▶ _GIVEN INFORMATION_
============================================================

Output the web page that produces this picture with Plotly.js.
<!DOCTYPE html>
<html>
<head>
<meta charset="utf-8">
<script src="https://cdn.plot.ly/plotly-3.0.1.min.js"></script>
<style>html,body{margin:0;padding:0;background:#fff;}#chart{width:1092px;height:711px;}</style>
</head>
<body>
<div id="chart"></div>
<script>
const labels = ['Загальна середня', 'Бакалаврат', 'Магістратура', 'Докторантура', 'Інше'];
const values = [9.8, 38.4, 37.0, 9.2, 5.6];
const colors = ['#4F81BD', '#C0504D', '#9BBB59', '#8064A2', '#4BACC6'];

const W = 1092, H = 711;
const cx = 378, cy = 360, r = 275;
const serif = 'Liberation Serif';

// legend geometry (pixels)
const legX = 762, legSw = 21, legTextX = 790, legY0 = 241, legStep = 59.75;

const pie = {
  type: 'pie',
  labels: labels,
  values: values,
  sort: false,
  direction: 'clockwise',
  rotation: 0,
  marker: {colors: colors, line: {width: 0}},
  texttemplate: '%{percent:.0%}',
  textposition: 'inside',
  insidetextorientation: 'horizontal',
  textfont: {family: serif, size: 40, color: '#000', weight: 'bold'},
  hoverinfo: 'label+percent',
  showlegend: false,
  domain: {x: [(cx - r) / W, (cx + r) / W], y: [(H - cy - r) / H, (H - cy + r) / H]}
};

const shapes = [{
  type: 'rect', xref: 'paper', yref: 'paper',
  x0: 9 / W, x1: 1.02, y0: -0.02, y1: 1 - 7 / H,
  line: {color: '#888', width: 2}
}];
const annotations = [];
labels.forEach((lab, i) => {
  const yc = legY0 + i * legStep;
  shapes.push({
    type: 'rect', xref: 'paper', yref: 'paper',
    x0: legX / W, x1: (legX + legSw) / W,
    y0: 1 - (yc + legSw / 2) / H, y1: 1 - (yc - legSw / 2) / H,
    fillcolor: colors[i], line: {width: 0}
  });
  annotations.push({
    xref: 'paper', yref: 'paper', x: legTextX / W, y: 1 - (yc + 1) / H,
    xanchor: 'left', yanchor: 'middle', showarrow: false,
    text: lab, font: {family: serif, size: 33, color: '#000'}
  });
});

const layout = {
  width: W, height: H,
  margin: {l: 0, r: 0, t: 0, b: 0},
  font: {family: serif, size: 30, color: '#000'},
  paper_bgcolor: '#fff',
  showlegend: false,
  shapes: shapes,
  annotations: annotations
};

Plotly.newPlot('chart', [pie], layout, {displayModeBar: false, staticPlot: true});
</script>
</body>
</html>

============================================================

▶ _WHAT TO WORK ON_
Extract the full listing above without altering anything.

▶ _EXERCISE OUTPUT_
Output the web page that produces this picture with Plotly.js.
<!DOCTYPE html>
<html>
<head>
<meta charset="utf-8">
<script src="https://cdn.plot.ly/plotly-3.0.1.min.js"></script>
<style>html,body{margin:0;padding:0;background:#fff;}#chart{width:1092px;height:711px;}</style>
</head>
<body>
<div id="chart"></div>
<script>
const labels = ['Загальна середня', 'Бакалаврат', 'Магістратура', 'Докторантура', 'Інше'];
const values = [9.8, 38.4, 37.0, 9.2, 5.6];
const colors = ['#4F81BD', '#C0504D', '#9BBB59', '#8064A2', '#4BACC6'];

const W = 1092, H = 711;
const cx = 378, cy = 360, r = 275;
const serif = 'Liberation Serif';

// legend geometry (pixels)
const legX = 762, legSw = 21, legTextX = 790, legY0 = 241, legStep = 59.75;

const pie = {
  type: 'pie',
  labels: labels,
  values: values,
  sort: false,
  direction: 'clockwise',
  rotation: 0,
  marker: {colors: colors, line: {width: 0}},
  texttemplate: '%{percent:.0%}',
  textposition: 'inside',
  insidetextorientation: 'horizontal',
  textfont: {family: serif, size: 40, color: '#000', weight: 'bold'},
  hoverinfo: 'label+percent',
  showlegend: false,
  domain: {x: [(cx - r) / W, (cx + r) / W], y: [(H - cy - r) / H, (H - cy + r) / H]}
};

const shapes = [{
  type: 'rect', xref: 'paper', yref: 'paper',
  x0: 9 / W, x1: 1.02, y0: -0.02, y1: 1 - 7 / H,
  line: {color: '#888', width: 2}
}];
const annotations = [];
labels.forEach((lab, i) => {
  const yc = legY0 + i * legStep;
  shapes.push({
    type: 'rect', xref: 'paper', yref: 'paper',
    x0: legX / W, x1: (legX + legSw) / W,
    y0: 1 - (yc + legSw / 2) / H, y1: 1 - (yc - legSw / 2) / H,
    fillcolor: colors[i], line: {width: 0}
  });
  annotations.push({
    xref: 'paper', yref: 'paper', x: legTextX / W, y: 1 - (yc + 1) / H,
    xanchor: 'left', yanchor: 'middle', showarrow: false,
    text: lab, font: {family: serif, size: 33, color: '#000'}
  });
});

const layout = {
  width: W, height: H,
  margin: {l: 0, r: 0, t: 0, b: 0},
  font: {family: serif, size: 30, color: '#000'},
  paper_bgcolor: '#fff',
  showlegend: false,
  shapes: shapes,
  annotations: annotations
};

Plotly.newPlot('chart', [pie], layout, {displayModeBar: false, staticPlot: true});
</script>
</body>
</html>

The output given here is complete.